Pada 1970-an, Eddy meluncurkan Lacoupe sebelum memperkenalkan Hammer pada 1987. Namun Hammer rupanya lebih tenar ketimbang Lacoupe. Mario menuturkan nama Hammer dipilih karena dinilai sebagai kata yang kuat. Jenama ini kemudian dikenal masyarakat dengan pilihan warna berani dan makin terkenal karena dikenakan oleh berbagai publik figur.
“Hammer ini strong word dan unik di tahun 1987. Ayah saya melihat zaman dulu belum ada merek lokal yang benar-benar bikin konsep strong,” ujarnya dalam sambungan telepon dengan Katadata.
Menyusul kesuksesan Hammer, PT Warna Mardhika meluncurkan jenama baru yakni Nail sekitar delapan tahun kemudian. Nail menyasar pasar pakaian laki-laki kelas menengah atas dengan menggunakan bahan linen yang lebih premium.
Tidak berhenti dengan dua merek, pada 2007 perusahaan ini melebarkan sayapnya ke produk kaos oblong melalui jenama Coconut Island. Bila Hammer dan Nail diluncurkan oleh Eddy Hartono, Coconut Island adalah ide dari Mario sendiri. Ia bercerita, ide ini bermula saat ia dan ayahnya melancong ke Amerika Serikat pada 2008 dan menemukan bahwa kaos oblong sedang menjadi tren.
“Ya udah, kita coba bikin brand dengan konsep t-shirt only . Tapi saya enggak mau sama dengan t-shirt distro, saya mau bikin unik, bukan cuma desain tapi juga bahannya,” jelas Mario.
Meski mengusung tema yang berbeda, Coconut Island tidak serta merta diterima oleh ritel. Mario mengenang bahwa idealisme bahan premium berharga Rp 200.000 tidak diterima oleh pusat perbelanjaan kala itu. Belum lagi Coconut Island hanya menawarkan satu produk yakni kaos oblong.
Tapi Mario berhasil mengatasi masalah ini melalui presentasi dengan Merchandiser Direct Manager SOGO. Dalam penuturannya, merchandiser tersebut memiliki latar belakang di bidang fesyen dan menganggap konsep Coconut Island menarik. Ia pun memberikan lokasi penjualan di Plaza Senayan, tepat di sebelah jenama internasional seperti French Connexion.

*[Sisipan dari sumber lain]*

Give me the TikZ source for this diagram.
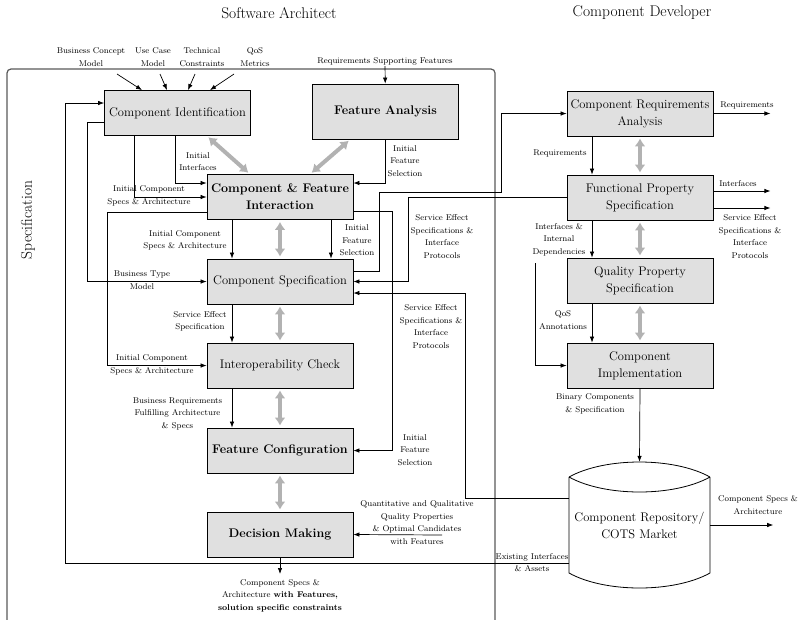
\documentclass[tikz,border=0pt]{standalone}
\usetikzlibrary{arrows.meta,calc}
\newcommand\boxfont{\fontsize{12.5}{17}\selectfont}
\newcommand\lblfont{\fontsize{8.4}{12.5}\selectfont}
\newcommand\ttlfont{\fontsize{15.5}{18}\selectfont}
\begin{document}
\begin{tikzpicture}[x=1pt,y=-1pt,
  box/.style={draw, fill=black!12, line width=0.8pt, minimum width=146pt,
    minimum height=45pt, align=center, font=\boxfont, inner sep=2pt},
  boldbox/.style={box, font=\boxfont\bfseries},
  lbl/.style={align=center, font=\lblfont, inner sep=1pt},
  arr/.style={-{Latex[length=6pt,width=4.5pt]}, line width=0.7pt},
  garr/.style={{Latex[length=8pt,width=11pt]}-{Latex[length=8pt,width=11pt]},
    line width=4pt, draw=black!30, shorten <=2pt, shorten >=2pt},
  frame/.style={draw=black!65, line width=1.2pt}]
\useasboundingbox (0,0) rectangle (803,619);

% role headings
\node[font=\ttlfont] (tSA) at (279,13) {Software Architect};
\node[font=\ttlfont] (tCD) at (642,13) {Component Developer};
\node[font=\ttlfont, rotate=90] (tSpec) at (28,220) {Specification};

% specification frame
\draw[frame, rounded corners=4pt] (7,640) -- (7,69) -- (495,69) -- (495,640);

% activities of the software architect
\node[box] (CI) at (177.5,113) {Component Identification};
\node[boldbox, minimum height=55pt] (FA) at (385.5,111.5) {Feature Analysis};
\node[boldbox] (CFI) at (280,197) {Component \& Feature\\Interaction};
\node[box] (CS) at (280,281.5) {Component Specification};
\node[box] (IC) at (280,365.5) {Interoperability Check};
\node[boldbox] (FC) at (280,450.5) {Feature Configuration};
\node[boldbox] (DM) at (280,534.5) {Decision Making};

% activities of the component developer
\node[box] (CRA) at (640,113.5) {Component Requirements\\Analysis};
\node[box] (FPS) at (640,197.5) {Functional Property\\Specification};
\node[box] (QPS) at (640,280.5) {Quality Property\\Specification};
\node[box] (CImp) at (640,365.5) {Component\\Implementation};

% repository cylinder
\node[minimum width=141pt, minimum height=126pt, inner sep=0pt, align=center,
  font=\boxfont] (repo) at (639.5,525) {Component Repository/\\COTS Market};
\draw[line width=0.8pt]
  (569,477) .. controls (605,457) and (674,457) .. (710,477)
  (569,477) .. controls (605,497) and (674,497) .. (710,477)
  (569,477) -- (569,573) .. controls (605,593) and (674,593) .. (710,573) -- (710,477);

% labels
\node[lbl] (lBCM) at (91,57) {Business Concept\\Model};
\node[lbl] (lUCM) at (153,57) {Use Case\\Model};
\node[lbl] (lTC) at (202,57) {Technical\\Constraints};
\node[lbl] (lQoS) at (255,57) {QoS\\Metrics};
\node[lbl] (lRSF) at (385,61) {Requirements Supporting Features};
\node[lbl] (lII) at (198,161.5) {Initial\\Interfaces};
\node[lbl] (lICSA1) at (149,196) {Initial Component\\Specs \& Architecture};
\node[lbl] (lBTM) at (142,280) {Business Type\\Model};
\node[lbl] (lICSA2) at (152,365) {Initial Component\\Specs \& Architecture};
\node[lbl] (lICSA3) at (185,240.5) {Initial Component\\Specs \& Architecture};
\node[lbl] (lIFS1) at (357,240.5) {Initial\\Feature\\Selection};
\node[lbl] (lIFS0) at (405,161) {Initial\\Feature\\Selection};
\node[lbl] (lIFS2) at (415,450) {Initial\\Feature\\Selection};
\node[lbl] (lSES1) at (442,236.5) {Service Effect\\Specifications \&\\Interface\\Protocols};
\node[lbl] (lSES2) at (431,326.5) {Service Effect\\Specifications \&\\Interface\\Protocols};
\node[lbl] (lSESp) at (200,321.5) {Service Effect\\Specification};
\node[lbl] (lBR) at (177.5,413.5) {Business Requirements\\Fulfilling Architecture\\\& Specs};
\node[lbl] (lQQ) at (417,522.5) {Quantitative and Qualitative\\Quality Properties\\\& Optimal Candidates\\with Features};
\node[lbl, anchor=north] (lOut) at (280,578) {Component Specs \&\\Architecture \textbf{with Features,}\\\textbf{solution specific constraints}};
\node[lbl] (lEIA) at (532,562.5) {Existing Interfaces\\\& Assets};
\node[lbl] (lReq1) at (747,105) {Requirements};
\node[lbl] (lReq2) at (560,153) {Requirements};
\node[lbl] (lIf) at (738,184) {Interfaces};
\node[lbl, fill=white, inner sep=5pt] (lSES3) at (750,236.5) {Service Effect\\Specifications \&\\Interface\\Protocols};
\node[lbl] (lIID) at (559,239.5) {Interfaces \&\\Internal\\Dependencies};
\node[lbl] (lQoSA) at (563,320) {QoS\\Annotations};
\node[lbl] (lBCS) at (595,404) {Binary Components\\\& Specification};
\node[lbl] (lCSA) at (758,505) {Component Specs \&\\Architecture};

% free ends
\coordinate (inBCM) at (117,74);
\coordinate (inUCM) at (160,74);
\coordinate (inTC) at (195,74);
\coordinate (inQoS) at (234,74);
\coordinate (inQQ) at (442,535);
\coordinate (inDep) at (535,263);

% inputs to component identification
\draw[arr] (inBCM) -- ($(CI.north)+(-35.5,0)$);
\draw[arr] (inUCM) -- ($(CI.north)+(-10.5,0)$);
\draw[arr] (inTC) -- ($(CI.north)+(10.5,0)$);
\draw[arr] (inQoS) -- ($(CI.north)+(32.5,0)$);
\draw[arr] (lRSF) -- (FA);

% architect flows
\draw[arr] ($(CI.south)+(-2.5,0)$) |- ($(CFI.west)+(0,-14)$);
\draw[arr] ($(CI.south)+(-43.5,0)$) |- (CFI.west);
\draw[arr] ($(CI.west)+(0,9)$) -- ++(-17,0) |- (CS.west);
\draw[arr] ($(repo.west)+(0,38)$) -| ($(CI.west)+(-39,-10)$) -- ($(CI.west)+(0,-10)$);
\draw[arr] ($(CFI.west)+(0,15)$) -- ++(-99,0) |- (IC.west);
\draw[arr] ($(CFI.south)+(-48,0)$) -- ($(CS.north)+(-48,0)$);
\draw[arr] ($(CFI.south)+(51,0)$) -- ($(CS.north)+(51,0)$);
\draw[arr] (FA.south) |- ($(CFI.east)+(0,-14)$);
\draw[arr] ($(CFI.east)+(0,14)$) -- ++(39,0) |- (FC.east);
\draw[arr] ($(CS.south)+(-48,0)$) -- ($(IC.north)+(-48,0)$);
\draw[arr] ($(IC.south)+(-48,0)$) -- ($(FC.north)+(-48,0)$);
\draw[arr] (inQQ) -- (DM.east);
\draw[arr, shorten >=4pt] (DM.south) -- (lOut.north);

% exchanges between the two roles
\draw[arr] ($(CS.east)+(0,-10.5)$) -- ++(26,0) -- ++(0,-79) -- ++(122,0) |- (CRA.west);
\draw[arr] (FPS.west) -- ++(-158,0) |- (CS.east);
\draw[arr] ($(repo.west)+(0,-27)$) -- ++(-103,0) |- ($(CS.east)+(0,11.5)$);

% developer flows
\draw[arr] (CRA.east) -- ++(57,0);
\draw[arr] ($(CRA.south)+(-48,0)$) -- ($(FPS.north)+(-48,0)$);
\draw[arr] ($(FPS.east)+(0,-6.5)$) -- ++(57,0);
\draw[arr] ($(FPS.east)+(0,10.5)$) -- ++(57,0);
\draw[arr] ($(FPS.south)+(-48,0)$) -- ($(QPS.north)+(-48,0)$);
\draw[arr] (inDep) |- (CImp.west);
\draw[arr] ($(QPS.south)+(-48,0)$) -- ($(CImp.north)+(-48,0)$);
\draw[arr] (CImp.south) -- (repo.north);
\draw[arr] (repo.east) -- ++(63,0);

% interaction between activities
\draw[garr] ($(CI.south west)!0.7!(CI.south east)$) -- ($(CFI.north west)!0.295!(CFI.north east)$);
\draw[garr] ($(FA.south west)!0.26!(FA.south east)$) -- ($(CFI.north west)!0.705!(CFI.north east)$);
\draw[garr] (CFI.south) -- (CS.north);
\draw[garr] (CS.south) -- (IC.north);
\draw[garr] (IC.south) -- (FC.north);
\draw[garr] (FC.south) -- (DM.north);
\draw[garr] (CRA.south) -- (FPS.north);
\draw[garr] (FPS.south) -- (QPS.north);
\draw[garr] (QPS.south) -- (CImp.north);
\end{tikzpicture}
\end{document}
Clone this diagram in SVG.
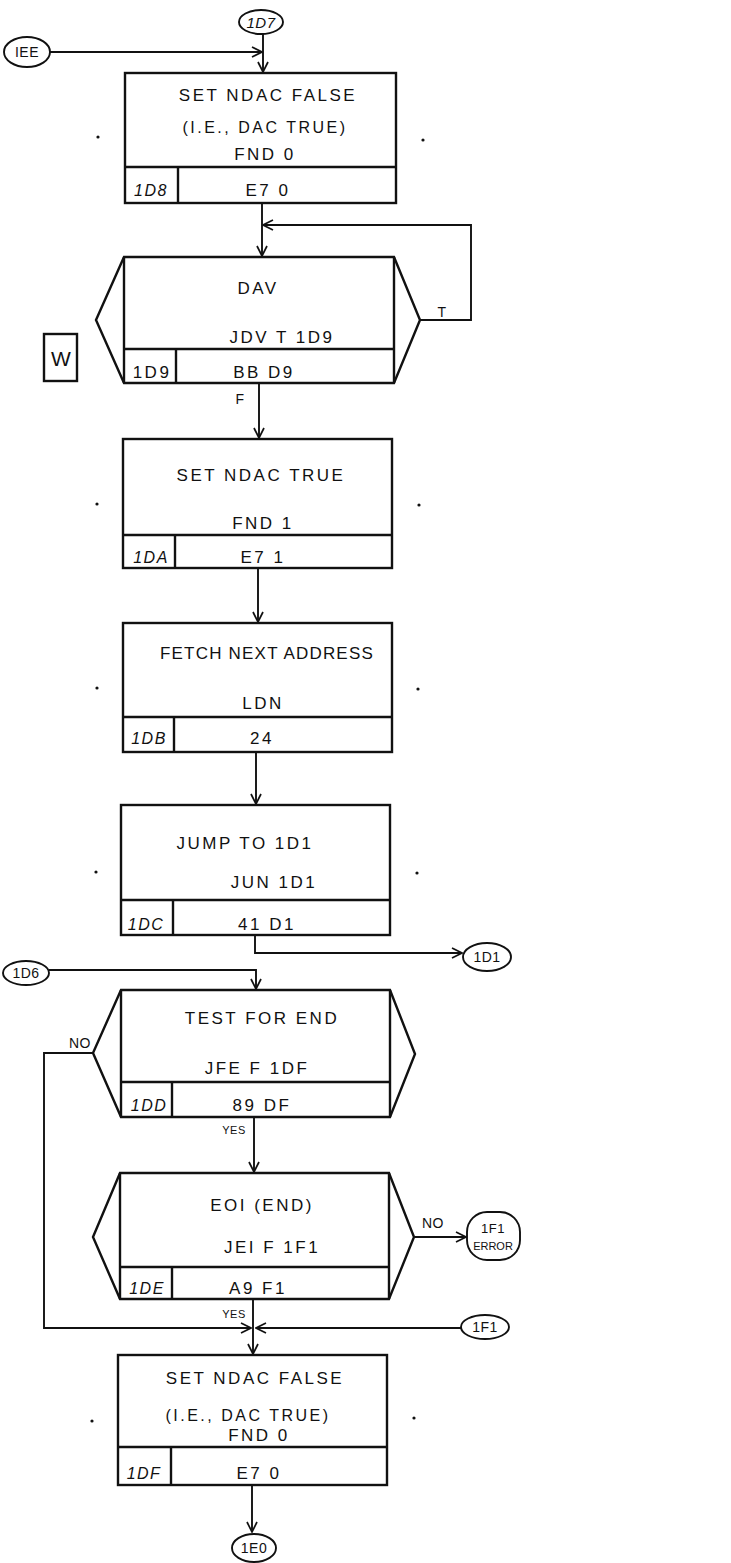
<svg xmlns="http://www.w3.org/2000/svg" width="731" height="1563" viewBox="0 0 731 1563">
<style>
.bx{fill:none;stroke:#111;stroke-width:2.4}
.ln{fill:none;stroke:#111;stroke-width:1.9}
.cn{fill:none;stroke:#111;stroke-width:1.9}
.t{font-family:"Liberation Sans",Arial,sans-serif;font-size:17px;fill:#111;text-anchor:middle;letter-spacing:2.5px}
.s{font-family:"Liberation Sans",Arial,sans-serif;font-size:14px;fill:#111;text-anchor:middle;letter-spacing:0.5px}
.a{font-family:"Liberation Sans",Arial,sans-serif;font-size:16px;font-style:italic;fill:#111;text-anchor:middle;letter-spacing:1.5px}
.d{fill:#111}
</style>
<defs>
<marker id="ar" viewBox="0 0 12 12" refX="11" refY="6" markerWidth="12" markerHeight="12" markerUnits="userSpaceOnUse" orient="auto">
<path d="M1,1 L11,6 L1,11" fill="none" stroke="#111" stroke-width="1.7"/>
</marker>
</defs>
<rect width="731" height="1563" fill="#fff"/>

<g id="connectors">
<path class="ln" d="M50,52 H262" marker-end="url(#ar)"/>
<path class="ln" d="M263,34 V72" marker-end="url(#ar)"/>
<path class="ln" d="M262,203 V256" marker-end="url(#ar)"/>
<path class="ln" d="M420,320 H471 V225 H263" marker-end="url(#ar)"/>
<path class="ln" d="M259,383 V438" marker-end="url(#ar)"/>
<path class="ln" d="M258,568 V622" marker-end="url(#ar)"/>
<path class="ln" d="M256,752 V804" marker-end="url(#ar)"/>
<path class="ln" d="M255,935 V953 H462" marker-end="url(#ar)"/>
<path class="ln" d="M49,970 H256 V989" marker-end="url(#ar)"/>
<path class="ln" d="M93,1053 H44 V1328 H251" marker-end="url(#ar)"/>
<path class="ln" d="M254,1117 V1172" marker-end="url(#ar)"/>
<path class="ln" d="M414,1237 H466" marker-end="url(#ar)"/>
<path class="ln" d="M253,1299 V1354" marker-end="url(#ar)"/>
<path class="ln" d="M462,1328 H256" marker-end="url(#ar)"/>
<path class="ln" d="M252,1485 V1532" marker-end="url(#ar)"/>
<text class="s" x="442" y="317">T</text>
<text class="s" x="240" y="404">F</text>
<text class="s" x="80" y="1048">NO</text>
<text class="s" x="234" y="1134" style="font-size:11px">YES</text>
<text class="s" x="433" y="1228">NO</text>
<text class="s" x="234" y="1318" style="font-size:11px">YES</text>
</g>

<g id="n-IEE">
<ellipse class="cn" cx="27" cy="52" rx="23" ry="15"/>
<text class="s" x="27" y="57">IEE</text>
</g>
<g id="n-1D7">
<ellipse class="cn" cx="261" cy="22" rx="22" ry="12"/>
<text class="a" x="261" y="28" style="font-size:15px;letter-spacing:0.5px">1D7</text>
</g>

<g id="n-1D8">
<rect class="bx" x="125" y="73" width="271" height="130"/>
<line class="bx" x1="125" y1="167" x2="396" y2="167"/>
<line class="bx" x1="178" y1="167" x2="178" y2="203"/>
<text class="t" x="268" y="101">SET NDAC FALSE</text>
<text class="t" x="265" y="133" style="font-size:16px">(I.E., DAC TRUE)</text>
<text class="t" x="265" y="160">FND 0</text>
<text class="a" x="151" y="196">1D8</text>
<text class="t" x="268" y="196">E7 0</text>
<circle class="d" cx="98" cy="137" r="1.6"/>
<circle class="d" cx="423" cy="140" r="1.6"/>
</g>

<g id="n-1D9">
<path class="bx" d="M124,257 H394 L420,320 L394,383 H124 L96,320 Z"/>
<line class="bx" x1="124" y1="257" x2="124" y2="383"/>
<line class="bx" x1="394" y1="257" x2="394" y2="383"/>
<line class="bx" x1="124" y1="349" x2="394" y2="349"/>
<line class="bx" x1="176" y1="349" x2="176" y2="383"/>
<text class="t" x="258" y="294">DAV</text>
<text class="t" x="282" y="343">JDV T 1D9</text>
<text class="t" x="152" y="378">1D9</text>
<text class="t" x="264" y="378">BB D9</text>
</g>

<g id="n-W">
<rect class="bx" x="44" y="334" width="33" height="47"/>
<text class="t" x="61" y="366" style="font-size:21px;letter-spacing:0">W</text>
</g>

<g id="n-1DA">
<rect class="bx" x="123" y="439" width="269" height="129"/>
<line class="bx" x1="123" y1="535" x2="392" y2="535"/>
<line class="bx" x1="175" y1="535" x2="175" y2="568"/>
<text class="t" x="261" y="481">SET NDAC TRUE</text>
<text class="t" x="263" y="529">FND 1</text>
<text class="a" x="151" y="563">1DA</text>
<text class="t" x="263" y="563">E7 1</text>
<circle class="d" cx="97" cy="504" r="1.6"/>
<circle class="d" cx="419" cy="505" r="1.6"/>
</g>

<g id="n-1DB">
<rect class="bx" x="123" y="623" width="269" height="129"/>
<line class="bx" x1="123" y1="717" x2="392" y2="717"/>
<line class="bx" x1="174" y1="717" x2="174" y2="752"/>
<text class="t" x="267" y="659" style="letter-spacing:1.2px">FETCH NEXT ADDRESS</text>
<text class="t" x="263" y="709">LDN</text>
<text class="a" x="149" y="744">1DB</text>
<text class="t" x="262" y="744">24</text>
<circle class="d" cx="97" cy="688" r="1.6"/>
<circle class="d" cx="418" cy="689" r="1.6"/>
</g>

<g id="n-1DC">
<rect class="bx" x="121" y="805" width="269" height="130"/>
<line class="bx" x1="121" y1="900" x2="390" y2="900"/>
<line class="bx" x1="173" y1="900" x2="173" y2="935"/>
<text class="t" x="245" y="849">JUMP TO 1D1</text>
<text class="t" x="274" y="888">JUN 1D1</text>
<text class="a" x="146" y="930">1DC</text>
<text class="t" x="267" y="930">41 D1</text>
<circle class="d" cx="96" cy="872" r="1.6"/>
<circle class="d" cx="417" cy="873" r="1.6"/>
</g>

<g id="n-1D1">
<ellipse class="cn" cx="487" cy="957" rx="24" ry="14"/>
<text class="s" x="487" y="962">1D1</text>
</g>
<g id="n-1D6">
<ellipse class="cn" cx="26" cy="973" rx="23" ry="12"/>
<text class="s" x="26" y="978">1D6</text>
</g>

<g id="n-1DD">
<path class="bx" d="M121,990 H390 L415,1054 L390,1117 H121 L93,1053 Z"/>
<line class="bx" x1="121" y1="990" x2="121" y2="1117"/>
<line class="bx" x1="390" y1="990" x2="390" y2="1117"/>
<line class="bx" x1="121" y1="1082" x2="390" y2="1082"/>
<line class="bx" x1="172" y1="1082" x2="172" y2="1117"/>
<text class="t" x="262" y="1024">TEST FOR END</text>
<text class="t" x="257" y="1074">JFE F 1DF</text>
<text class="a" x="149" y="1111">1DD</text>
<text class="t" x="262" y="1111">89 DF</text>
</g>

<g id="n-1DE">
<path class="bx" d="M120,1173 H389 L414,1237 L389,1299 H120 L93,1237 Z"/>
<line class="bx" x1="120" y1="1173" x2="120" y2="1299"/>
<line class="bx" x1="389" y1="1173" x2="389" y2="1299"/>
<line class="bx" x1="120" y1="1267" x2="389" y2="1267"/>
<line class="bx" x1="172" y1="1267" x2="172" y2="1299"/>
<text class="t" x="262" y="1211">EOI (END)</text>
<text class="t" x="272" y="1253">JEI F 1F1</text>
<text class="a" x="147" y="1294">1DE</text>
<text class="t" x="258" y="1294">A9 F1</text>
</g>

<g id="n-1F1-error">
<rect class="cn" x="467" y="1212" width="53" height="48" rx="20" ry="20"/>
<text class="s" x="493" y="1233" style="font-size:13px">1F1</text>
<text class="s" x="493" y="1250" style="font-size:11px;letter-spacing:0">ERROR</text>
</g>

<g id="n-1F1">
<ellipse class="cn" cx="485" cy="1327" rx="24" ry="12"/>
<text class="s" x="485" y="1332">1F1</text>
</g>

<g id="n-1DF">
<rect class="bx" x="118" y="1355" width="269" height="130"/>
<line class="bx" x1="118" y1="1447" x2="387" y2="1447"/>
<line class="bx" x1="171" y1="1447" x2="171" y2="1485"/>
<text class="t" x="255" y="1384">SET NDAC FALSE</text>
<text class="t" x="248" y="1421" style="font-size:16px">(I.E., DAC TRUE)</text>
<text class="t" x="259" y="1441">FND 0</text>
<text class="a" x="144" y="1479">1DF</text>
<text class="t" x="259" y="1479">E7 0</text>
<circle class="d" cx="92" cy="1421" r="1.6"/>
<circle class="d" cx="414" cy="1418" r="1.6"/>
</g>

<g id="n-1E0">
<ellipse class="cn" cx="254" cy="1548" rx="22" ry="14"/>
<text class="s" x="254" y="1553">1E0</text>
</g>
</svg>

“Nah di situ penjualannya Coconut Island enggak jauh berbeda dengan French Connexion. Di situlah mulanya orang-orang mengenal kami sebagai brand luar. Coconut Island pun diberikan tempat khusus untuk berjualan di luar department store,” kata Mario.
Coconut Island semakin berkembang pada 2009 dengan meluncurkan Coconut Island Kids. Sesuai namanya, merek ini fokus mengembangkan kaus oblong untuk anak-anak. Hingga pada 2016, merek terbaru yang dikeluarkan Warna Mardhika adalah Osprey, jenama yang berfokus pada pakaian laki-laki. Jenama ini terinspirasi dari gaya berpakaian remaja Irlandia yang cenderung kasual namun tetap modis.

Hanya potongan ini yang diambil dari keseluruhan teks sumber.